Gil Brandt, former head of player personnel for the Dallas Cowboys, now writes for NFL.com and advises the NFL on which players to invite to the draft. He said that if agents advised some of the underclassmen on the list to come out early, they did them a disservice.

“There are guys on there I don’t think have much of a future as far as pro football is concerned,” Brandt said, though he declined to name names.

Todd McShay, NFL draft analyst for ESPN, remembers that for years, the number of underclassmen declaring for the draft held at about 50 (see chart). “We added a full round of players,” McShay said of the increase. Without supplemental picks, there are 32 players selected in each round of the draft, to be held in May in New York City.
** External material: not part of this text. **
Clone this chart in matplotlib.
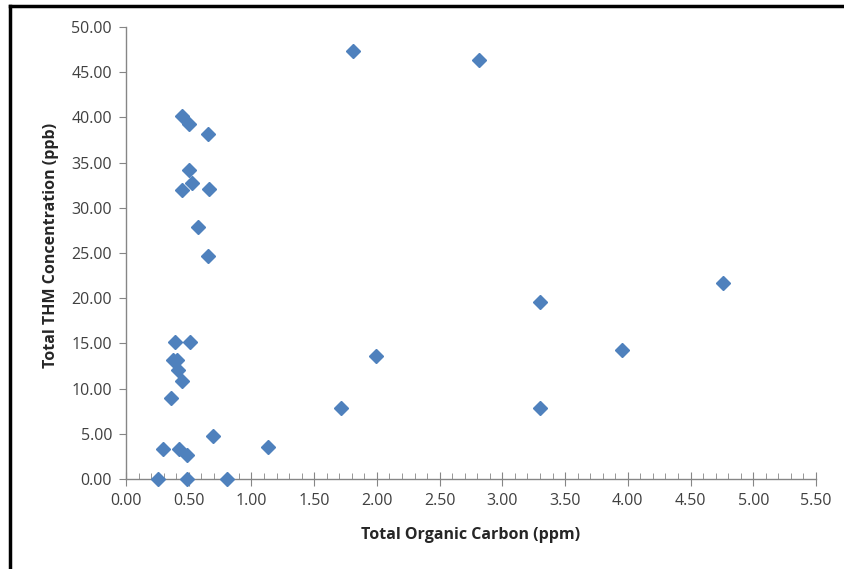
import matplotlib.pyplot as plt
from matplotlib.lines import Line2D
from matplotlib.ticker import MultipleLocator, FormatStrFormatter

# Total Organic Carbon (ppm) vs Total THM Concentration (ppb)
toc = [1.81, 2.81, 0.45, 0.50, 0.65, 0.50, 0.53, 0.45, 0.66, 0.57,
       0.65, 4.76, 3.30, 0.39, 0.51, 0.375, 0.41, 0.415, 0.45, 0.36,
       0.69, 0.295, 0.42, 0.49, 0.255, 0.49, 0.805, 1.99, 1.71, 1.13,
       3.30, 3.95]
thm = [47.3, 46.3, 40.1, 39.3, 38.2, 34.2, 32.7, 32.0, 32.1, 27.9,
       24.7, 21.7, 19.6, 15.2, 15.2, 13.2, 13.2, 12.1, 10.8, 9.0,
       4.8, 3.3, 3.3, 2.7, 0.0, 0.0, 0.0, 13.6, 7.9, 3.5,
       7.8, 14.3]

plt.rcParams['font.family'] = ['Open Sans', 'DejaVu Sans']

fig = plt.figure(figsize=(8.45, 5.69), dpi=100)
ax = fig.add_axes([126 / 845, 1 - 479 / 569, 690 / 845, 452 / 569])

ax.plot(toc, thm, linestyle='none', marker='D', markersize=7,
        color='#4F81BD', markeredgecolor='#4F81BD', clip_on=False, zorder=3)

ax.set_xlim(0, 5.5)
ax.set_ylim(0, 50)
ax.xaxis.set_major_locator(MultipleLocator(0.5))
ax.xaxis.set_minor_locator(MultipleLocator(0.1))
ax.yaxis.set_major_locator(MultipleLocator(5))
ax.xaxis.set_major_formatter(FormatStrFormatter('%.2f'))
ax.yaxis.set_major_formatter(FormatStrFormatter('%.2f'))

for side in ['top', 'right']:
    ax.spines[side].set_visible(False)
for side in ['left', 'bottom']:
    ax.spines[side].set_color('#868686')
    ax.spines[side].set_linewidth(1.0)

ax.tick_params(axis='x', which='major', direction='inout', length=10,
               color='#868686', labelsize=11.5, labelcolor='#404040', pad=5)
ax.tick_params(axis='x', which='minor', direction='in', length=4, color='#868686')
ax.tick_params(axis='y', which='major', direction='out', length=5,
               color='#868686', labelsize=11.5, labelcolor='#404040', pad=5)

ax.set_xlabel('Total Organic Carbon (ppm)', fontsize=11.5, fontweight='bold',
              color='#262626')
ax.set_ylabel('Total THM Concentration (ppb)', fontsize=11.5, fontweight='bold',
              color='#262626')
ax.yaxis.set_label_coords(-(126 - 59) / 690, (479 - 245) / 452)
ax.xaxis.set_label_coords((471 - 126) / 690, -(527 - 479) / 452)

# outer chart frame (top and left edges visible)
fig.add_artist(Line2D([10 / 845, 10 / 845], [0, 1 - 6 / 569],
                      transform=fig.transFigure, color='black', linewidth=2.5))
fig.add_artist(Line2D([10 / 845, 1], [1 - 6 / 569, 1 - 6 / 569],
                      transform=fig.transFigure, color='black', linewidth=2.5))

fig.savefig('out.png', dpi=100)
Of the 73 underclassmen who declared for the 2013 draft, 53 were drafted. McShay estimated that of the 98 players who declared early for the draft this year, about one-third would be drafted in the late rounds or wouldn’t be drafted at all.

“I think it’s a negative trend, and something has got to change,” McShay said.

The larger number of underclassmen declaring for the draft is a potential problem for NFL teams, said a former general manager who did not wish to speak about team business publicly because he may return to the league. Underclassmen “are typically underscouted and there are more mistakes made with them than with the four-year players.”

McShay agrees. “Scouts don’t have enough to evaluate them,” he said.

Another factor that may have pushed more juniors into the draft is the NFLPA’s 2012 repeal of the so-called Junior Rule. That rule prohibited contact between NFLPA-certified agents and underclassmen, and though many colleges and universities kept a tight lid on agent contact with student athletes this year, more juniors declared for the draft.

Jack Mula, a partner in Cornerstone Sports Consulting, which provides education and agent search services to players at about a dozen universities, wondered whether the influx of players seeking jobs in the NFL might indicate a need for a developmental league.

Mula, who has been both an NFL agent and a club general counsel, said there are many potential reasons for the increase, including the NFL success stories of players who were drafted in the latter part of the draft, such as Julian Edelman and Richard Sherman, and those who went undrafted, like Wes Welker and Tony Romo.

“Is it indicative of the additional number of college football programs that are started each year?” Mula wrote in an email. “Or is it, as so many critics are quick to point out, the results of bad advice from bad people?”